What is expected>
Copy all the data exactly, except the pictures.

┏━━

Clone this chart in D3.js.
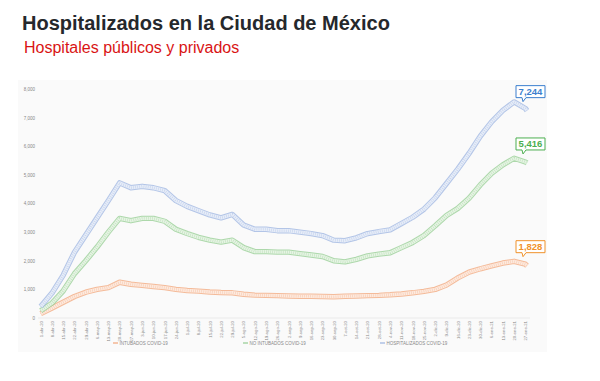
<!DOCTYPE html>
<html>
<head>
<meta charset="utf-8">
<script src="https://cdn.jsdelivr.net/npm/d3@7"></script>
<style>
  body { margin: 0; background: #fff; font-family: "Liberation Sans", Arial, sans-serif; }
  .tick text { fill: #888; }
</style>
</head>
<body>
<svg id="chart" width="600" height="381"></svg>
<script>
// weekly readings, Wednesdays from 1-abr-20 to 27-ene-21, plus last day 28-ene-21
var fechas = ["2020-04-01","2020-04-08","2020-04-15","2020-04-22","2020-04-29","2020-05-06","2020-05-13","2020-05-20","2020-05-27",
  "2020-06-03","2020-06-10","2020-06-17","2020-06-24","2020-07-01","2020-07-08","2020-07-15","2020-07-22","2020-07-29",
  "2020-08-05","2020-08-12","2020-08-19","2020-08-26","2020-09-02","2020-09-09","2020-09-16","2020-09-23","2020-09-30",
  "2020-10-07","2020-10-14","2020-10-21","2020-10-28","2020-11-04","2020-11-11","2020-11-18","2020-11-25","2020-12-02",
  "2020-12-09","2020-12-16","2020-12-23","2020-12-30","2021-01-06","2021-01-13","2021-01-20","2021-01-27","2021-01-28"];

var hospitalizados = [400,870,1500,2300,2900,3500,4100,4720,4550,4600,4550,4450,4100,3900,3750,3600,3500,3620,
  3250,3100,3100,3050,3050,3000,2950,2880,2720,2700,2800,2950,3020,3080,3300,3520,3800,4200,4700,5200,5750,6350,
  6850,7250,7550,7320,7244];
var noIntubados = [250,520,950,1550,2000,2480,3000,3480,3400,3480,3480,3380,3100,2950,2820,2720,2650,2720,
  2460,2320,2320,2300,2300,2250,2200,2150,2000,1960,2050,2170,2230,2280,2460,2640,2880,3220,3580,3830,4180,4650,
  5050,5350,5580,5450,5416];
var intubados = [150,350,550,750,900,1000,1060,1250,1180,1140,1100,1060,1000,960,940,910,890,880,
  830,800,790,780,770,760,760,750,740,760,770,780,790,810,840,880,930,1000,1150,1400,1600,1720,
  1820,1920,1980,1880,1828];

var series = [
  {name: "INTUBADOS COVID-19", values: intubados, line: "#f2a57a", fill: "#fdeadf", label: "#f0922b"},
  {name: "NO INTUBADOS COVID-19", values: noIntubados, line: "#93cc90", fill: "#e6f4e4", label: "#4caf50"},
  {name: "HOSPITALIZADOS COVID-19", values: hospitalizados, line: "#9bb3e0", fill: "#e7edf8", label: "#3c7fce"}
];
var yTicks = [0,1000,2000,3000,4000,5000,6000,7000,8000];

var es = d3.timeFormatLocale({
  dateTime: "%x, %X", date: "%d/%m/%Y", time: "%H:%M:%S", periods: ["AM","PM"],
  days: ["domingo","lunes","martes","miércoles","jueves","viernes","sábado"],
  shortDays: ["dom","lun","mar","mié","jue","vie","sáb"],
  months: ["enero","febrero","marzo","abril","mayo","junio","julio","agosto","septiembre","octubre","noviembre","diciembre"],
  shortMonths: ["ene","feb","mar","abr","may","jun","jul","ago","sep","oct","nov","dic"]
});
var fmtFecha = es.format("%-d-%b-%y");
var parse = d3.timeParse("%Y-%m-%d");
var dates = fechas.map(parse);

var svg = d3.select("#chart");

// titles
svg.append("text").attr("x", 22).attr("y", 30)
  .attr("font-size", 20).attr("font-weight", "bold").attr("fill", "#25282c")
  .text("Hospitalizados en la Ciudad de México");
svg.append("text").attr("x", 24).attr("y", 53)
  .attr("font-size", 16).attr("fill", "#d91414")
  .text("Hospitales públicos y privados");

// chart panel
svg.append("rect").attr("x", 18).attr("y", 80).attr("width", 529).attr("height", 272)
  .attr("fill", "#fafafa");

var x = d3.scaleTime().domain([dates[0], dates[dates.length - 1]]).range([40.7, 527]);
var y = d3.scaleLinear().domain([0, 8000]).range([318, 89]);

// y axis
var yAxis = svg.append("g").attr("transform", "translate(37,0)")
  .call(d3.axisLeft(y).tickValues(yTicks).tickFormat(d3.format(",")).tickSize(0).tickPadding(2));
yAxis.select(".domain").remove();
yAxis.selectAll("text").attr("font-size", 4.5).attr("font-family", "Liberation Sans, Arial, sans-serif");

// x baseline and weekly labels
svg.append("line").attr("x1", 38).attr("x2", 530).attr("y1", y(0)).attr("y2", y(0))
  .attr("stroke", "#e6e6e6").attr("stroke-width", 0.8);

var xAxis = svg.append("g").attr("transform", "translate(0," + y(0) + ")")
  .call(d3.axisBottom(x).tickValues(dates.slice(0, 44)).tickFormat(fmtFecha).tickSize(0).tickPadding(3));
xAxis.select(".domain").remove();
xAxis.selectAll("text")
  .attr("font-size", 4.3).attr("font-family", "Liberation Sans, Arial, sans-serif")
  .attr("text-anchor", "end").attr("dx", "-3").attr("dy", "0.32em")
  .attr("y", 0).attr("x", 0)
  .attr("transform", "rotate(-90)");

// series as bands (outlined marker look)
var line = d3.line().x(function(d, i) { return x(dates[i]); }).y(function(d) { return y(d); });

series.forEach(function(s) {
  svg.append("path").attr("d", line(s.values))
    .attr("fill", "none").attr("stroke", s.line).attr("stroke-width", 5.4)
    .attr("stroke-linejoin", "round").attr("opacity", 0.75);
  svg.append("path").attr("d", line(s.values))
    .attr("fill", "none").attr("stroke", s.fill).attr("stroke-width", 3.4)
    .attr("stroke-linejoin", "round");
  svg.append("path").attr("d", line(s.values))
    .attr("fill", "none").attr("stroke", s.line).attr("stroke-width", 2.6)
    .attr("stroke-dasharray", "0.5,1.6").attr("opacity", 0.55);
});

// end value callouts
series.forEach(function(s) {
  var last = s.values[s.values.length - 1];
  var px = x(dates[dates.length - 1]), py = y(last);
  var g = svg.append("g").attr("transform", "translate(" + (px - 11) + "," + (py - 25) + ")");
  g.append("path")
    .attr("d", "M0,0 H29 V12 H10 L7,16 L6,12 H0 Z")
    .attr("fill", "#fff").attr("stroke", s.label).attr("stroke-width", 1);
  g.append("text").attr("x", 14.5).attr("y", 9.5).attr("text-anchor", "middle")
    .attr("font-size", 9.5).attr("font-weight", "bold").attr("fill", s.label)
    .text(d3.format(",")(last));
});

// legend
var legX = [113, 243, 380];
series.forEach(function(s, i) {
  var g = svg.append("g").attr("transform", "translate(" + legX[i] + ",343)");
  g.append("line").attr("x1", 0).attr("x2", 5).attr("stroke", s.line).attr("stroke-width", 1.2);
  g.append("text").attr("x", 6.5).attr("y", 1.6).attr("font-size", 4.5).attr("fill", "#888")
    .text(s.name);
});
</script>
</body>
</html>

┗━━

Answer to this problem>
Clone this chart in D3.js.
<!DOCTYPE html>
<html>
<head>
<meta charset="utf-8">
<script src="https://cdn.jsdelivr.net/npm/d3@7"></script>
<style>
  body { margin: 0; background: #fff; font-family: "Liberation Sans", Arial, sans-serif; }
  .tick text { fill: #888; }
</style>
</head>
<body>
<svg id="chart" width="600" height="381"></svg>
<script>
// weekly readings, Wednesdays from 1-abr-20 to 27-ene-21, plus last day 28-ene-21
var fechas = ["2020-04-01","2020-04-08","2020-04-15","2020-04-22","2020-04-29","2020-05-06","2020-05-13","2020-05-20","2020-05-27",
  "2020-06-03","2020-06-10","2020-06-17","2020-06-24","2020-07-01","2020-07-08","2020-07-15","2020-07-22","2020-07-29",
  "2020-08-05","2020-08-12","2020-08-19","2020-08-26","2020-09-02","2020-09-09","2020-09-16","2020-09-23","2020-09-30",
  "2020-10-07","2020-10-14","2020-10-21","2020-10-28","2020-11-04","2020-11-11","2020-11-18","2020-11-25","2020-12-02",
  "2020-12-09","2020-12-16","2020-12-23","2020-12-30","2021-01-06","2021-01-13","2021-01-20","2021-01-27","2021-01-28"];

var hospitalizados = [400,870,1500,2300,2900,3500,4100,4720,4550,4600,4550,4450,4100,3900,3750,3600,3500,3620,
  3250,3100,3100,3050,3050,3000,2950,2880,2720,2700,2800,2950,3020,3080,3300,3520,3800,4200,4700,5200,5750,6350,
  6850,7250,7550,7320,7244];
var noIntubados = [250,520,950,1550,2000,2480,3000,3480,3400,3480,3480,3380,3100,2950,2820,2720,2650,2720,
  2460,2320,2320,2300,2300,2250,2200,2150,2000,1960,2050,2170,2230,2280,2460,2640,2880,3220,3580,3830,4180,4650,
  5050,5350,5580,5450,5416];
var intubados = [150,350,550,750,900,1000,1060,1250,1180,1140,1100,1060,1000,960,940,910,890,880,
  830,800,790,780,770,760,760,750,740,760,770,780,790,810,840,880,930,1000,1150,1400,1600,1720,
  1820,1920,1980,1880,1828];

var series = [
  {name: "INTUBADOS COVID-19", values: intubados, line: "#f2a57a", fill: "#fdeadf", label: "#f0922b"},
  {name: "NO INTUBADOS COVID-19", values: noIntubados, line: "#93cc90", fill: "#e6f4e4", label: "#4caf50"},
  {name: "HOSPITALIZADOS COVID-19", values: hospitalizados, line: "#9bb3e0", fill: "#e7edf8", label: "#3c7fce"}
];
var yTicks = [0,1000,2000,3000,4000,5000,6000,7000,8000];

var es = d3.timeFormatLocale({
  dateTime: "%x, %X", date: "%d/%m/%Y", time: "%H:%M:%S", periods: ["AM","PM"],
  days: ["domingo","lunes","martes","miércoles","jueves","viernes","sábado"],
  shortDays: ["dom","lun","mar","mié","jue","vie","sáb"],
  months: ["enero","febrero","marzo","abril","mayo","junio","julio","agosto","septiembre","octubre","noviembre","diciembre"],
  shortMonths: ["ene","feb","mar","abr","may","jun","jul","ago","sep","oct","nov","dic"]
});
var fmtFecha = es.format("%-d-%b-%y");
var parse = d3.timeParse("%Y-%m-%d");
var dates = fechas.map(parse);

var svg = d3.select("#chart");

// titles
svg.append("text").attr("x", 22).attr("y", 30)
  .attr("font-size", 20).attr("font-weight", "bold").attr("fill", "#25282c")
  .text("Hospitalizados en la Ciudad de México");
svg.append("text").attr("x", 24).attr("y", 53)
  .attr("font-size", 16).attr("fill", "#d91414")
  .text("Hospitales públicos y privados");

// chart panel
svg.append("rect").attr("x", 18).attr("y", 80).attr("width", 529).attr("height", 272)
  .attr("fill", "#fafafa");

var x = d3.scaleTime().domain([dates[0], dates[dates.length - 1]]).range([40.7, 527]);
var y = d3.scaleLinear().domain([0, 8000]).range([318, 89]);

// y axis
var yAxis = svg.append("g").attr("transform", "translate(37,0)")
  .call(d3.axisLeft(y).tickValues(yTicks).tickFormat(d3.format(",")).tickSize(0).tickPadding(2));
yAxis.select(".domain").remove();
yAxis.selectAll("text").attr("font-size", 4.5).attr("font-family", "Liberation Sans, Arial, sans-serif");

// x baseline and weekly labels
svg.append("line").attr("x1", 38).attr("x2", 530).attr("y1", y(0)).attr("y2", y(0))
  .attr("stroke", "#e6e6e6").attr("stroke-width", 0.8);

var xAxis = svg.append("g").attr("transform", "translate(0," + y(0) + ")")
  .call(d3.axisBottom(x).tickValues(dates.slice(0, 44)).tickFormat(fmtFecha).tickSize(0).tickPadding(3));
xAxis.select(".domain").remove();
xAxis.selectAll("text")
  .attr("font-size", 4.3).attr("font-family", "Liberation Sans, Arial, sans-serif")
  .attr("text-anchor", "end").attr("dx", "-3").attr("dy", "0.32em")
  .attr("y", 0).attr("x", 0)
  .attr("transform", "rotate(-90)");

// series as bands (outlined marker look)
var line = d3.line().x(function(d, i) { return x(dates[i]); }).y(function(d) { return y(d); });

series.forEach(function(s) {
  svg.append("path").attr("d", line(s.values))
    .attr("fill", "none").attr("stroke", s.line).attr("stroke-width", 5.4)
    .attr("stroke-linejoin", "round").attr("opacity", 0.75);
  svg.append("path").attr("d", line(s.values))
    .attr("fill", "none").attr("stroke", s.fill).attr("stroke-width", 3.4)
    .attr("stroke-linejoin", "round");
  svg.append("path").attr("d", line(s.values))
    .attr("fill", "none").attr("stroke", s.line).attr("stroke-width", 2.6)
    .attr("stroke-dasharray", "0.5,1.6").attr("opacity", 0.55);
});

// end value callouts
series.forEach(function(s) {
  var last = s.values[s.values.length - 1];
  var px = x(dates[dates.length - 1]), py = y(last);
  var g = svg.append("g").attr("transform", "translate(" + (px - 11) + "," + (py - 25) + ")");
  g.append("path")
    .attr("d", "M0,0 H29 V12 H10 L7,16 L6,12 H0 Z")
    .attr("fill", "#fff").attr("stroke", s.label).attr("stroke-width", 1);
  g.append("text").attr("x", 14.5).attr("y", 9.5).attr("text-anchor", "middle")
    .attr("font-size", 9.5).attr("font-weight", "bold").attr("fill", s.label)
    .text(d3.format(",")(last));
});

// legend
var legX = [113, 243, 380];
series.forEach(function(s, i) {
  var g = svg.append("g").attr("transform", "translate(" + legX[i] + ",343)");
  g.append("line").attr("x1", 0).attr("x2", 5).attr("stroke", s.line).attr("stroke-width", 1.2);
  g.append("text").attr("x", 6.5).attr("y", 1.6).attr("font-size", 4.5).attr("fill", "#888")
    .text(s.name);
});
</script>
</body>
</html>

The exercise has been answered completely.